On The Record with GUSA Execs Tisa and Ramadan

March 21, 2013

The Voice sat down Georgetown University Student Association President Nate Tisa (SFS ‘14), and Vice President Adam Ramadan (SFS ‘14), both sworn in Saturday March 16.

Why did you decide to appoint some of your former opponents—Jack Appelbaum (COL ‘14), Spencer Walsh (MSB ‘14), and Shavonnia Corbin (SFS ‘14)—to your cabinet, creating a “team of rivals?”

Tisa: We wanted to make sure we were surrounded by the most passionate people who are the most qualified and the most able to make change. Most of the people in the field qualify in all those ways.

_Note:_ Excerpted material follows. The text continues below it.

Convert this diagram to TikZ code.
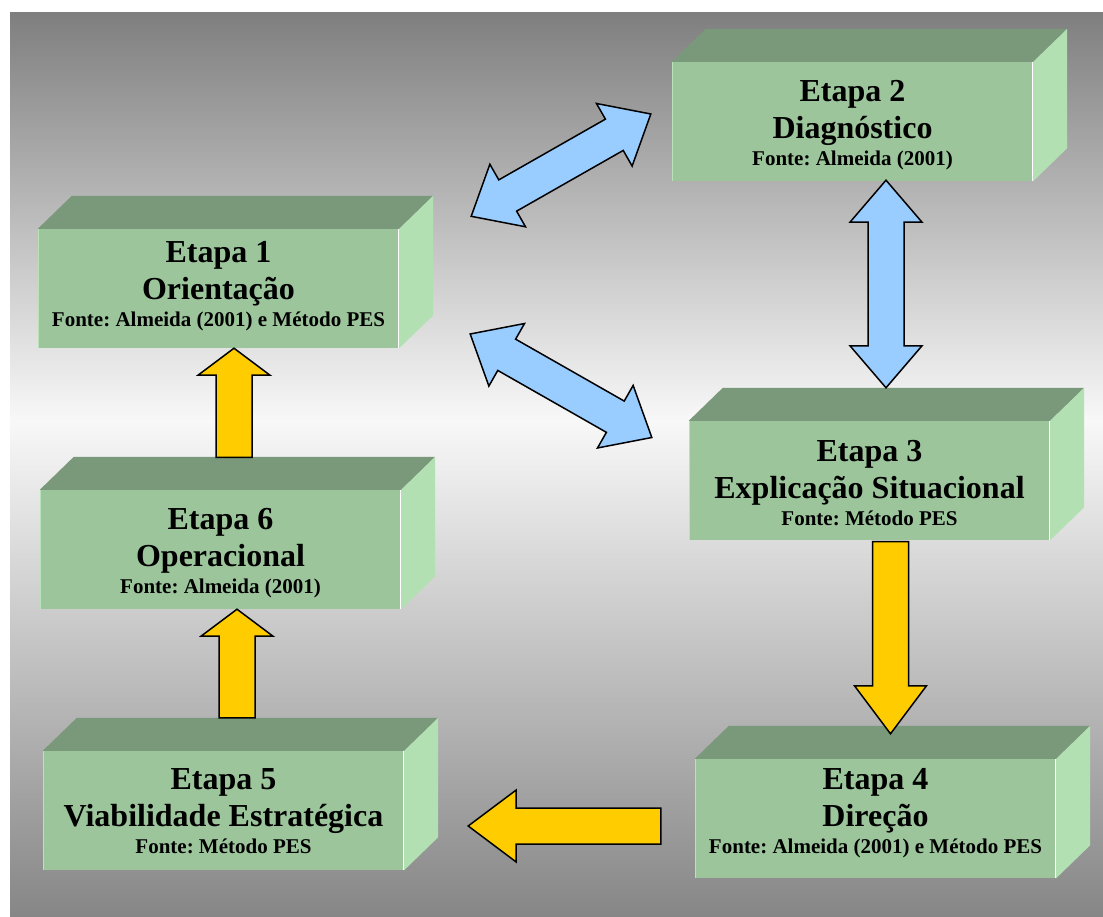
\documentclass[tikz,border=0pt]{standalone}
\usepackage{fontspec}
\setmainfont{Liberation Serif}
\frenchspacing
\usetikzlibrary{calc}

\definecolor{bgtop}{HTML}{7F7F7F}
\definecolor{bgmid}{HTML}{F8F8F8}
\definecolor{bgbot}{HTML}{868686}
\definecolor{facefront}{HTML}{9CC59C}
\definecolor{facetop}{HTML}{7A997A}
\definecolor{faceside}{HTML}{B2E0B2}
\definecolor{edgelight}{HTML}{B8E2B8}
\definecolor{arrowblue}{HTML}{99CCFF}
\definecolor{arrowyellow}{HTML}{FFCC00}

\tikzset{
  front/.style={rectangle, fill=facefront, inner sep=0pt, minimum width=361pt, minimum height=119pt},
  topface/.style={fill=facetop},
  sideface/.style={fill=faceside},
  title/.style={font=\fontsize{32}{38}\selectfont\bfseries, anchor=base, inner sep=0pt},
  source/.style={font=\fontsize{21}{25}\selectfont\bfseries, anchor=base, inner sep=0pt},
  blockarrow/.style={draw=black, line width=1.5pt, line join=miter},
}

% a 3-D stage box: name, left x, top y of the front face, baseline of first line, three lines of text
\newcommand\stagebox[7]{%
  \node[front] (#1) at (#2+180.5, #3+59.5) {};
  \fill[topface] (#1.north west) -- ++(34,-33) -- ($(#1.north east)+(34,-33)$) -- (#1.north east) -- cycle;
  \fill[sideface] (#1.north east) -- ++(34,-33) -- ($(#1.south east)+(34,-33)$) -- (#1.south east) -- cycle;
  \draw[edgelight, line width=1.5pt] ($(#1.north west)+(0.75,0)$) -- ($(#1.south west)+(0.75,0)$);
  \draw[white, line width=1.5pt] ($(#1.north east)+(-0.75,0)$) -- ($(#1.south east)+(-0.75,0)$);
  \node[title]  (#1-a) at ($(#1.north)+(0,#4)$) {#5};
  \node[title]  (#1-b) at ($(#1.north)+(0,#4+37)$) {#6};
  \node[source] (#1-c) at ($(#1.north)+(0,#4+64)$) {#7};
}

% one-way block arrow: colour, tail, tip, head length
\newcommand\onewayarrow[4]{%
  \coordinate (hb) at ($(#3)!#4!(#2)$);
  \draw[blockarrow, fill=#1]
    ($(#2)!18pt!90:(#3)$) -- ($(hb)!18pt!-90:(#2)$) -- ($(hb)!36pt!-90:(#2)$) -- (#3)
    -- ($(hb)!36pt!90:(#2)$) -- ($(hb)!18pt!90:(#2)$) -- ($(#2)!18pt!-90:(#3)$) -- cycle;
}

% two-way block arrow: colour, first tip, second tip, head length
\newcommand\twowayarrow[4]{%
  \coordinate (ha) at ($(#2)!#4!(#3)$);
  \coordinate (hb) at ($(#3)!#4!(#2)$);
  \draw[blockarrow, fill=#1]
    (#2) -- ($(ha)!36pt!90:(#3)$) -- ($(ha)!18pt!90:(#3)$) -- ($(hb)!18pt!-90:(#2)$)
    -- ($(hb)!36pt!-90:(#2)$) -- (#3) -- ($(hb)!36pt!90:(#2)$) -- ($(hb)!18pt!90:(#2)$)
    -- ($(ha)!18pt!-90:(#3)$) -- ($(ha)!36pt!-90:(#3)$) -- cycle;
}

\begin{document}
\begin{tikzpicture}[x=1pt, y=-1pt]
\useasboundingbox (0,0) rectangle (1103,917);

% backdrop: grey fading to white in the middle and back to grey
\fill[top color=bgtop, bottom color=bgmid] (10,13) rectangle (1103,421);
\fill[top color=bgmid, bottom color=bgbot] (10,420) rectangle (1103,917);

% stages
\stagebox{s1}{38}{229}{34}{Etapa 1}{Orientação}{Fonte: Almeida (2001) e Método PES}
\stagebox{s2}{672}{62}{40}{Etapa 2}{Diagnóstico}{Fonte: Almeida (2001)}
\stagebox{s3}{689}{421}{41}{Etapa 3}{Explicação Situacional}{Fonte: Método PES}
\stagebox{s4}{695}{759}{31}{Etapa 4}{Direção}{Fonte: Almeida (2001) e Método PES}
\stagebox{s5}{43}{751}{39}{Etapa 5}{Viabilidade Estratégica}{Fonte: Método PES}
\stagebox{s6}{40}{490}{40}{Etapa 6}{Operacional}{Fonte: Almeida (2001)}

% arrow end points (offsets in picture units, y pointing down)
\coordinate (s6up)   at ($(s6.north)+(13.5,-32.5)$);
\coordinate (s1dn)   at (s6up |- s1.south);
\coordinate (s5up)   at ($(s5.north)+(13.5,-33)$);
\coordinate (s6dn)   at (s5up |- s6.south);
\coordinate (s3dn)   at ($(s3.south)+(21,1.5)$);
\coordinate (s4up)   at ($(s3dn |- s4.north)+(0,-25)$);
\coordinate (s4lt)   at ($(s4.west)+(-34,7.5)$);
\coordinate (s5rt)   at ($(s5.east)+(64,15.5)$);
\coordinate (s2dn)   at ($(s2.south)+(33.5,-1)$);
\coordinate (s3up)   at ($(s2dn |- s3.north)+(0,-33)$);
\coordinate (s1ne)   at ($(s1.north east)+(72,-12.5)$);
\coordinate (s2w)    at ($(s2.west)+(-21,-7.5)$);
\coordinate (s1se)   at ($(s1.east)+(71,45.5)$);
\coordinate (s3w)    at ($(s3.west)+(-37,-43)$);

% flow between stages
\twowayarrow{arrowblue}{s1ne}{s2w}{42pt}
\twowayarrow{arrowblue}{s2dn}{s3up}{42pt}
\twowayarrow{arrowblue}{s1se}{s3w}{42pt}
\onewayarrow{arrowyellow}{s3dn}{s4up}{48pt}
\onewayarrow{arrowyellow}{s4lt}{s5rt}{48pt}
\onewayarrow{arrowyellow}{s5up}{s6dn}{27pt}
\onewayarrow{arrowyellow}{s6up}{s1dn}{27pt}
\end{tikzpicture}
\end{document}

Ramadan: Rivals I think was an interesting word, because I think it was only fair in the course of those three or four weeks. Before we paint ourselves out to be rivals, ultimately we’re Georgetown students. They were all willing and choosing to do the things Nate and I hope to do.

Why did you expand the secretary of neighborhood relations to a secretary for D.C. relations?

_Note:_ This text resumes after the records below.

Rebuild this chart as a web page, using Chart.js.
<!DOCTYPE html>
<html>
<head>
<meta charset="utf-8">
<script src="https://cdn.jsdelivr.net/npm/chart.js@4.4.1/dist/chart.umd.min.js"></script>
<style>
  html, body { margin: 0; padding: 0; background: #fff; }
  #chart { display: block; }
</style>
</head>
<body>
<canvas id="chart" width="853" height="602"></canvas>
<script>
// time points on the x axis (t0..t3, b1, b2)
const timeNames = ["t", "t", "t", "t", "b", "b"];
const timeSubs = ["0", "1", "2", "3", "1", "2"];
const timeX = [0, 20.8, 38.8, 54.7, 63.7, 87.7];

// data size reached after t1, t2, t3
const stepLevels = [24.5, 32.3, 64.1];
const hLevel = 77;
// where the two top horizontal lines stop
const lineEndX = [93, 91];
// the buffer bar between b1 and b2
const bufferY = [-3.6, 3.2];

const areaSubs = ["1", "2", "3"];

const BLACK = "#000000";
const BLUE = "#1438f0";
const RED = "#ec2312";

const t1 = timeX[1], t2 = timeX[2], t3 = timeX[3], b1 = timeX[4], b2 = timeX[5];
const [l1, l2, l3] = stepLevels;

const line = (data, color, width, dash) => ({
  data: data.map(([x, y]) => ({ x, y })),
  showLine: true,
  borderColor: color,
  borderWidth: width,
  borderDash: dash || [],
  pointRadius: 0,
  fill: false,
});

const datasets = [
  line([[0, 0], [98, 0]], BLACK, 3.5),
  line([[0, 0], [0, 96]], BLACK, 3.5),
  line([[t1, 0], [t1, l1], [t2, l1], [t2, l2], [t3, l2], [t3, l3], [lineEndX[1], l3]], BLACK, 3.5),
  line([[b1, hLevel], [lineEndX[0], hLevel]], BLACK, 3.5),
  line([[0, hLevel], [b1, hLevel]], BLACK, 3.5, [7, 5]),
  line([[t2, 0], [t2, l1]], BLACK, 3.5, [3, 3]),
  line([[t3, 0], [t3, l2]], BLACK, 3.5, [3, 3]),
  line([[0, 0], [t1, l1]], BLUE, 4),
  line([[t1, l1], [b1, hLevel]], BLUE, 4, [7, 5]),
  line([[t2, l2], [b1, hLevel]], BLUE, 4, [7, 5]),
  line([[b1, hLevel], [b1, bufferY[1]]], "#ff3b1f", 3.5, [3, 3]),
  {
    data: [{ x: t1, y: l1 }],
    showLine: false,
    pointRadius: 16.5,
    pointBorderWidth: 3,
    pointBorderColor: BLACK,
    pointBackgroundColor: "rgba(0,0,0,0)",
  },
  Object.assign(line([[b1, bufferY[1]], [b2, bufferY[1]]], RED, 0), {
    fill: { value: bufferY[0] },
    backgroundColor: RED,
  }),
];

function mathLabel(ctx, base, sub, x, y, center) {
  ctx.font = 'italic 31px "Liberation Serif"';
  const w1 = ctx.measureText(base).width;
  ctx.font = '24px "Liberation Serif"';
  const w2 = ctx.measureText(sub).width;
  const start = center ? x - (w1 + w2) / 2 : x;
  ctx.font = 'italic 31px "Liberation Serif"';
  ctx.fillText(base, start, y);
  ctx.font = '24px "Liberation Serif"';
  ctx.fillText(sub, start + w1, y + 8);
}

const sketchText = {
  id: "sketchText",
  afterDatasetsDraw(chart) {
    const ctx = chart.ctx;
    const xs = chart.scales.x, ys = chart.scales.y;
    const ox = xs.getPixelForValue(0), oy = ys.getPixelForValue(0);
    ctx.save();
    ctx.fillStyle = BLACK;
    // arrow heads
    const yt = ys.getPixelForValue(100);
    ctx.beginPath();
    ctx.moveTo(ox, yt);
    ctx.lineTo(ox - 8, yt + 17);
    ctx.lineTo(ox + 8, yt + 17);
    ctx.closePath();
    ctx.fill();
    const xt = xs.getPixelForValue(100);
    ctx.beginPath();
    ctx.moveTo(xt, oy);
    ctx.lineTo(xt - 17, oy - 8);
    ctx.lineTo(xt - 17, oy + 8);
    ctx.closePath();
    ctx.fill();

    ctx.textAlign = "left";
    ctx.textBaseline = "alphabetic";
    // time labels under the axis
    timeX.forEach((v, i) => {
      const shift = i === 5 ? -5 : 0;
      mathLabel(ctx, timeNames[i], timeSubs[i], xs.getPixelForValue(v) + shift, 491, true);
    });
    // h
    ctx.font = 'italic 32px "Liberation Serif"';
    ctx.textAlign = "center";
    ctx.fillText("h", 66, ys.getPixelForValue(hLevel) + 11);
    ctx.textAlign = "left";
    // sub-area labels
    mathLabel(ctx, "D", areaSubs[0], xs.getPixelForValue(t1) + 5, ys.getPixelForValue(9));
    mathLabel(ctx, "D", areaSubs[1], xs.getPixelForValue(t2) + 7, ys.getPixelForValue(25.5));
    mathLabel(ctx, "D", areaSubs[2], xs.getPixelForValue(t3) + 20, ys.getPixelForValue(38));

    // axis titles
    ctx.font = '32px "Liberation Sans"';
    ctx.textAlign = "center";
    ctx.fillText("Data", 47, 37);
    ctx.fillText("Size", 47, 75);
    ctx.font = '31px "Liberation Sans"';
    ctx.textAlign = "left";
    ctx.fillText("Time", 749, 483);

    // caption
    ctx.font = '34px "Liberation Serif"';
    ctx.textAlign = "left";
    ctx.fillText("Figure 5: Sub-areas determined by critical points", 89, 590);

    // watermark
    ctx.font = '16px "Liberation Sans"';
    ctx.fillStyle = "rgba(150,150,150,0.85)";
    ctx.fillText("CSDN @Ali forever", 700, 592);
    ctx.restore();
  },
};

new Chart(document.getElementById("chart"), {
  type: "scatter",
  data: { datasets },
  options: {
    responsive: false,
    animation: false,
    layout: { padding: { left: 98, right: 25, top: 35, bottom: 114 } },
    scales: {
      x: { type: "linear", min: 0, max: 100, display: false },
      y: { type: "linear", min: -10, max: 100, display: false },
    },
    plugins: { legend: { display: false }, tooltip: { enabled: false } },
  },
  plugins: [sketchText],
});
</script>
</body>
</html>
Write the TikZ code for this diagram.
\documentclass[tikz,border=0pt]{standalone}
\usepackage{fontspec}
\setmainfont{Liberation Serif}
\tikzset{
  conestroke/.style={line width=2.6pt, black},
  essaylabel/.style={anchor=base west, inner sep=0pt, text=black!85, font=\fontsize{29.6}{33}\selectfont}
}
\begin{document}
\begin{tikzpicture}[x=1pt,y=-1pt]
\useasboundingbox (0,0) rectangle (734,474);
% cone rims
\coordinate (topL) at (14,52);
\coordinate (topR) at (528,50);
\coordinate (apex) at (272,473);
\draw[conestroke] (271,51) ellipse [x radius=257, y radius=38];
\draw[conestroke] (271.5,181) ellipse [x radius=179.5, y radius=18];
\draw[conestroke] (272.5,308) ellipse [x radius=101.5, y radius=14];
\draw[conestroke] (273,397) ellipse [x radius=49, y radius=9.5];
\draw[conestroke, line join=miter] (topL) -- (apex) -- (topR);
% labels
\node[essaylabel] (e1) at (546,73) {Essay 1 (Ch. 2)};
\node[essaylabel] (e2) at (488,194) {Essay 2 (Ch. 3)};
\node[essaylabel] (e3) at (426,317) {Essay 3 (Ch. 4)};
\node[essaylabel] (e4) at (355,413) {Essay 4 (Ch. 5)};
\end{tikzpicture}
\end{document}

Tisa: The first thing Clara [Gustafson (SFS ‘13)] and Vail  [Kohnert-Yount (SFS ‘13)] told us when we were transitioning is how important neighborhood relations are going to be this year and for the next, five, 10, even 20 years. That’s really going to be the next big thing for GUSA and the University.

When we brought on [our staff], a lot had been involved in organizations that look at the city as a larger entity and they said there was a huge void GUSA hadn’t really been addressing. Things like the noise ordinance we could have seen coming from a mile away if we had been paying attention, but we weren’t.

How concerned are you about the apparent lack of plans for moving student groups out of New South, and what do you see as your role in this process?

Tisa: Because there is only a month and a half, extremely concerned. This is urgent. This needs to happen now. The good news is that finally the administration realizes that. A lot of the groups have been doing good advocacy on their own. We’re just getting in touch with them, finding out what they have done and giving them the push they need to get it done.

What are your objectives from now until May?

Ramadan: In the course of our first staff meeting we laid out a 40-day plan, which brings us right to the end of classes. There we went through our platform and determined short-term, medium-term, long-term, and then longest-term [objectives].

Tisa: Things we start on—free speech. We need to lay out what our goals are and then start that advocacy because if we don’t start that now, its going to take a while to get there. We have to start that now in order to see successes.

We think that given the campus plan we will see a short term win on alcohol policy, or party policy on campus. [We’re working on] getting some kind of, maybe mostly symbolic, but some acknowledgement from the University that in tandem with this increased off-campus enforcement, there needs to be some kind of tangible acknowledgement of that in policy. So what about on-campus party hosting is going to be easier? Will it have a later cut-off time? Will the noise restrictions be reduced? We have already had some discussions on those, and we’re confident that this semester we’ll get at least one big change there. You have to rock all the right boats now, so they expect you to rock them.

Another thing we are trying to do in the short term is look at the biased reporting system and get an updated interface for that. That is something we’re going to start conversations about immediately.

Nate, in The Hoya this Tuesday, you said you expect to face a lot of voices on campus that haven’t been heard before. What objections or challenges do you think will be raised and who will raise them?

Tisa: I meant a couple things by that. One thing that we want to continue is taking groups that GUSA hasn’t represented well in the past and making a substantial effort to do that. So facing those voices in a positive way. In some of the programs we want to move forward on, more accessible housing, getting a gender neutrality option and to make sure everyone has a living environment that affirms their dignity, there are some things that are a little more controversial than food trucks, or raising the keg ban.

Adam, in the same article, you said we are at a crossroads with our Jesuit identity and who we are as a school. Why did you say that and do you really believe we are in danger of drifting away from our traditions?

Ramadan: I think the true nature of being as old as we are, 224 years, we are different as a nation, as a university than when we were founded. While I think that advances are necessary, inevitable, and good, at the same time we are proud of our Jesuit heritage. Something that we [Nate and I] emphasize is the Jesuit identity as one of “yes” rather than one of “no.” Rather than fight the tide, move with it, but remembering where we come from.